Discussion in 'English Only' started by hailesuper, Jan 14, 2018.

  1. hailesuper New Member

    What is mismoplass?

    Now, people could sort of feel as though something were being drained out of them, so they
    said, “This must be some sort of an effluvia—an ectoplasm which hurdy-gurdies on the
    ... And it’s all very technical and you couldn’t possibly understand it, but we
    understand because we are . . . Well, we don’t even like to talk about it; we have to sort of
    protect the mystery.”

    From THE THEORY BEHIND THETA AND MEST Lecture given on 12 June 51
    Last edited by a moderator: Jan 14, 2018
  2. Uncle Jack

    Uncle Jack Senior Member

    Cumbria, UK
    British English
    I do like the use of hurdy-gurdy as a verb.:)
    I am not at all sure the author knows what a hurdy-gurdy is, but at least it gives us a clue as to what to make of the rest of the piece.

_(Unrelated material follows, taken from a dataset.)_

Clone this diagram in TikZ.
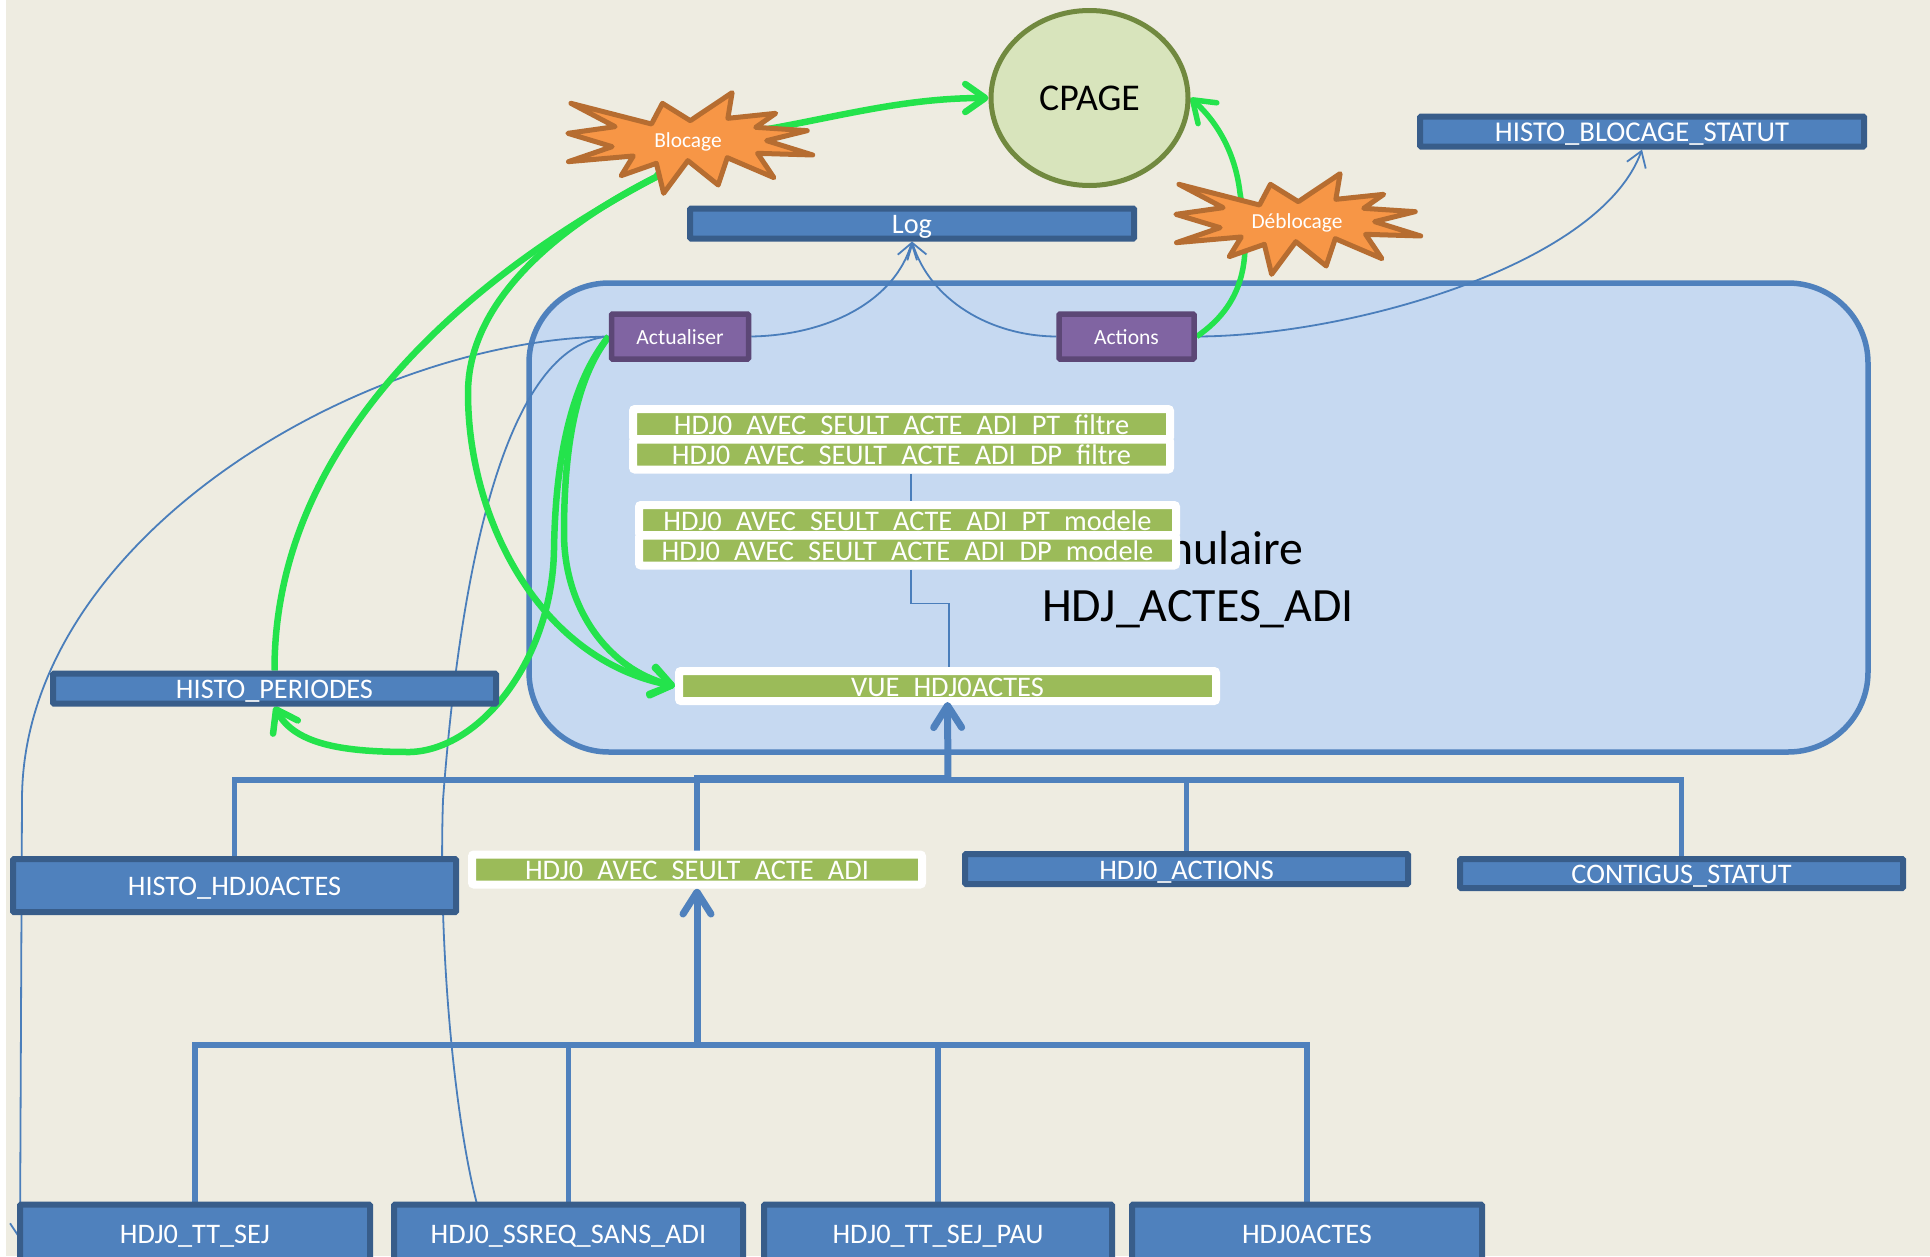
\documentclass[tikz,border=0pt]{standalone}
\usepackage{fontspec}
\setmainfont{Carlito}
\usetikzlibrary{shapes.geometric,arrows.meta}
\pgfdeclarelayer{bgl}
\pgfdeclarelayer{conn}
\pgfdeclarelayer{over}
\pgfsetlayers{bgl,conn,main,over}
\definecolor{bgbeige}{HTML}{EEECE1}
\definecolor{panelfill}{HTML}{C6D9F1}
\definecolor{blueline}{HTML}{4F81BD}
\definecolor{bluedark}{HTML}{385D8A}
\definecolor{thinblue}{HTML}{4A7EBB}
\definecolor{purplefill}{HTML}{8064A2}
\definecolor{purpledark}{HTML}{5C4776}
\definecolor{greenfill}{HTML}{9BBB59}
\definecolor{arrowgreen}{HTML}{24E34C}
\definecolor{cpagefill}{HTML}{D8E4BC}
\definecolor{cpageline}{HTML}{71893F}
\definecolor{burstfill}{HTML}{F79646}
\definecolor{burstline}{HTML}{B66D31}
\tikzset{
  bluebox/.style={rectangle,fill=blueline,draw=bluedark,line width=6pt,rounded corners=1pt,inner sep=0pt,text=white,
    font=\fontsize{28.3pt}{30pt}\selectfont,text height=20pt,text depth=0pt,minimum width=#1},
  purplebox/.style={rectangle,fill=purplefill,draw=purpledark,line width=5.5pt,rounded corners=1pt,inner sep=0pt,text=white,
    font=\fontsize{21.6pt}{23pt}\selectfont,text height=15.5pt,text depth=0pt,minimum width=#1,minimum height=45pt},
  greenbox/.style={rectangle,fill=greenfill,draw=white,line width=8pt,rounded corners=2pt,inner sep=0pt,text=white,
    font=\fontsize{28.4pt}{30pt}\selectfont,text height=20pt,text depth=0pt,minimum width=#1,minimum height=30pt},
  burstlabel/.style={inner sep=0pt,text=white,font=\fontsize{21.4pt}{23pt}\selectfont,text height=15.5pt,text depth=0pt},
  burstshape/.style={fill=burstfill,draw=burstline,line width=5pt,line join=round},
  thin/.style={draw=thinblue,line width=1.8pt},
  thinarrow/.style={thin,-{Straight Barb[length=15pt,width=20pt]}},
  greenline/.style={draw=arrowgreen,line width=6.5pt},
  greenarrow/.style={greenline,-{Straight Barb[length=20pt,width=28pt,round]}},
  busline/.style={draw=blueline,line width=5.5pt},
  busarrow/.style={draw=blueline,line width=7pt,-{Straight Barb[length=22pt,width=28pt,round]}},
}
\newcommand{\burstpath}{(117,310)--(250,372)--(268,310)--(314,362)--(383,278)--(376,355)--(455,340)--(422,382)--(507,392)--(440,422)--(516,465)--(425,460)--(452,533)--(375,473)--(360,555)--(310,482)--(270,580)--(258,490)--(200,527)--(220,468)--(113,485)--(185,440)--(112,400)--(190,380)--cycle}
\begin{document}
\begin{tikzpicture}[x=1pt,y=-1pt]
\useasboundingbox (0,0) rectangle (1930,1256);
\clip (0,0) rectangle (1930,1256);
\begin{pgfonlayer}{bgl}
  \fill[white] (0,0) rectangle (1930,1256);
  \fill[bgbeige] (6,0) rectangle (1930,1256);
  \draw[fill=panelfill,draw=blueline,line width=5.5pt,rounded corners=80pt] (529,283) rectangle (1868,752);
  \node[align=center,font=\fontsize{47.8pt}{57pt}\selectfont,inner sep=0pt] (formtitle) at (1198,579.5) {Formulaire\\HDJ\_ACTES\_ADI};
\end{pgfonlayer}

% nodes
\node[ellipse,fill=cpagefill,draw=cpageline,line width=5pt,minimum width=197pt,minimum height=175pt,inner sep=0pt,
  font=\fontsize{37.8pt}{40pt}\selectfont,text height=25pt,text depth=0pt] (cpage) at (1089.5,98) {CPAGE};
\node[bluebox=444pt,minimum height=30pt,font=\fontsize{28.7pt}{30pt}\selectfont] (histb) at (1642,131.5) {HISTO\_BLOCAGE\_STATUT};
\node[bluebox=444pt,minimum height=30pt] (log) at (912,223.5) {Log};
\node[bluebox=443pt,minimum height=30pt] (histp) at (274.5,688.5) {HISTO\_PERIODES};
\node[bluebox=443pt,minimum height=53pt] (hhist) at (234.5,885.5) {HISTO\_HDJ0ACTES};
\node[bluebox=443pt,minimum height=30pt] (hactions) at (1186.5,869) {HDJ0\_ACTIONS};
\node[bluebox=443pt,minimum height=29pt] (contig) at (1681.5,873.5) {CONTIGUS\_STATUT};
\node[bluebox=350pt,minimum height=57pt] (tt) at (195,1233) {HDJ0\_TT\_SEJ};
\node[bluebox=349pt,minimum height=57pt] (ss) at (568.5,1233) {HDJ0\_SSREQ\_SANS\_ADI};
\node[bluebox=348pt,minimum height=57pt] (pau) at (938,1233) {HDJ0\_TT\_SEJ\_PAU};
\node[bluebox=350pt,minimum height=57pt] (act) at (1307,1233) {HDJ0ACTES};
\node[purplebox=137pt] (actu) at (680,336.5) {Actualiser};
\node[purplebox=135pt] (actions) at (1126.5,336.5) {Actions};
\node[greenbox=537pt] (f1) at (901.5,424) {HDJ0\_AVEC\_SEULT\_ACTE\_ADI\_PT\_filtre};
\node[greenbox=537pt] (f2) at (901.5,454.5) {HDJ0\_AVEC\_SEULT\_ACTE\_ADI\_DP\_filtre};
\node[greenbox=537pt] (m1) at (907.5,520) {HDJ0\_AVEC\_SEULT\_ACTE\_ADI\_PT\_modele};
\node[greenbox=537pt] (m2) at (907.5,550.5) {HDJ0\_AVEC\_SEULT\_ACTE\_ADI\_DP\_modele};
\node[greenbox=537pt] (vue) at (947.5,686) {VUE\_HDJ0ACTES};
\node[greenbox=450pt] (avec) at (697,869.5) {HDJ0\_AVEC\_SEULT\_ACTE\_ADI};

\begin{scope}[shift={(500,0)},x=0.606pt,y=-0.3333pt]
  \draw[burstshape] \burstpath;
\end{scope}
\begin{scope}[shift={(1108,81)},x=0.606pt,y=-0.3333pt]
  \draw[burstshape] \burstpath;
\end{scope}
\node[burstlabel] (blocage) at (688,140) {Blocage};
\node[burstlabel] (deblocage) at (1297,221) {Déblocage};

\coordinate (busA) at (948,780);
\coordinate (busA2) at (948,777.5);
\coordinate (busB) at (697,1045);
\coordinate (blocOut) at (656,177);

\begin{pgfonlayer}{conn}
  % thin connectors
  \draw[thin] ([xshift=9.5pt]f2.south) -- ([xshift=3.5pt]m1.north);
  \draw[thin] ([xshift=3.5pt]m2.south) -- ++(0,34) -| ([xshift=1.5pt]vue.north);
  \draw[thinarrow] (actu.east) .. controls (830,335) and (895,300) .. (log.south);
  \draw[thinarrow] (actions.west) .. controls (990,336) and (930,300) .. (log.south);
  \draw[thinarrow] (actions.east) .. controls (1350,336) and (1600,265) .. (histb.south);
  \draw[thinarrow] (actu.west) .. controls (360,340) and (22,540) .. (22,800) -- (20,1240);
  \draw[thin] (actu.west) .. controls (490,345) and (455,640) .. (443,800) .. controls (438,950) and (455,1120) .. (477,1204);
  % buses
  \draw[busline] (hhist.north) |- (busA);
  \draw[busline] (avec.north) |- (busA2);
  \draw[busline] (hactions.north) |- (busA);
  \draw[busline] (contig.north) |- (busA);
  \draw[busline] (tt.north) |- (busB);
  \draw[busline] (ss.north) |- (busB);
  \draw[busline] (pau.north) |- (busB);
  \draw[busline] (act.north) |- (busB);
  \draw[busarrow] (busB) -- (avec.south);
  % green
  \draw[greenarrow] (blocage.center) .. controls (800,130) and (880,98) .. (cpage.west);
  \draw[greenarrow,line width=5.5pt] (actions.east) .. controls (1250,300) and (1250,250) .. (1240,193) .. controls (1235,150) and (1215,120) .. (cpage.east);
  \draw[greenarrow] (blocage.center) -- (blocOut) .. controls (560,225) and (468,300) .. (468,393) .. controls (468,520) and (540,660) .. (vue.west);
  \draw[greenline] (blocage.center) -- (blocOut) .. controls (470,275) and (274,440) .. (histp.north);
  \draw[greenarrow] (actu.west) .. controls (565,390) and (555,480) .. (554,550) .. controls (552,660) and (480,750) .. (410,752) .. controls (345,752) and (295,745) .. (histp.south);
  \draw[greenarrow] (actu.west) .. controls (575,380) and (564,450) .. (564,533) .. controls (564,610) and (610,670) .. (vue.west);
\end{pgfonlayer}
\begin{pgfonlayer}{over}
  \draw[busarrow] (busA) -- ([yshift=3pt]vue.south);
\end{pgfonlayer}
\end{tikzpicture}
\end{document}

    Mismoplass isn't a word. Google returns 6 hits, of which the only one in English is your link. You'll have to do your best to work out what it means from the context.
  3. Loob

    Loob Senior Member

    English UK
    I can't access your link, hailesuper.

    But it looks like a made-up word to me.

  4. Thomas Tompion Senior Member

    Southern England
    English - England
    I'm not clear whether I'm lucky or not but I can access your link, Hailesuper.

    The lecturer is producing a parody of what people say to themselves when they encounter some of the ideas he is proposing; he is evoking their mystification by using words redolent
    of vagueness (effluvia, ectoplasm) before producing a made-up and incomplete word (mismoplass...) for the place on which these vague ideas ruminate.

    Please note that we are concerned here not with mismoplass, but with mismoplass...; the three dots suggest that there is more of the same to follow.

    The rest seems to be about Scientology, a type of thought upon which I am willfully ignorant.
    Last edited: Jan 14, 2018
  5. PaulQ

    PaulQ Senior Member

    English - England
    To me, it all seems to be about Scientology.

    In common with all "private language1", religious language has its own vocabulary which expresses nebulous ideas and concepts. As Scientology is an "invented religion" its practitioners have also invented words and have adopted new meaning for old words. This is a psychological trick to bind the members closer together.

    mismoplass, has been invented for a purpose and, in the words of Lewis Carroll, it means exactly what the speaker wants it to mean. :D

    1 See the Stanford University website: Private Language (Stanford Encyclopedia of Philosophy)
  6. hailesuper New Member

    Hi Jack, hurdy-gurdy as a verb means "to radiate/emanate" in the concentric round shape. The only word I can't get is "mismoplass". This sentence in general means the aura same as the ectoplasm from the "mismoplass"
  7. Uncle Jack

    Uncle Jack Senior Member

    Cumbria, UK
    British English
    Do you have a reference for that? Someone might well use 'hurdy-gurdy' to mean such a thing, but that does not mean 'hurdy-gurdy' actually has that meaning, outside the person's imagination.
    The Oxford English Dictionary only lists 'hurdy-gurdy' as a noun.
  8. hailesuper New Member

    Hi PaulQ, This sentence was quoted in the lecture
    Hi Jack, the author made Noun a Verb based on its operation. As explained about the hurdygurdy "an early instrument played by turning a crank so that a wheel striking strings in turn caused music. Used in the lecture in reference to the automatic character of the instrument."
  9. Uncle Jack

    Uncle Jack Senior Member

    Cumbria, UK
    British English
    If the person explained what they meant than that is fine, but don't expect it to be understood by anyone else.
    As an aside, the wheel doesn't strike strings in a hurdy-gurdy; it is rosined and vibrates them in the same way as a bow, such as with a violin.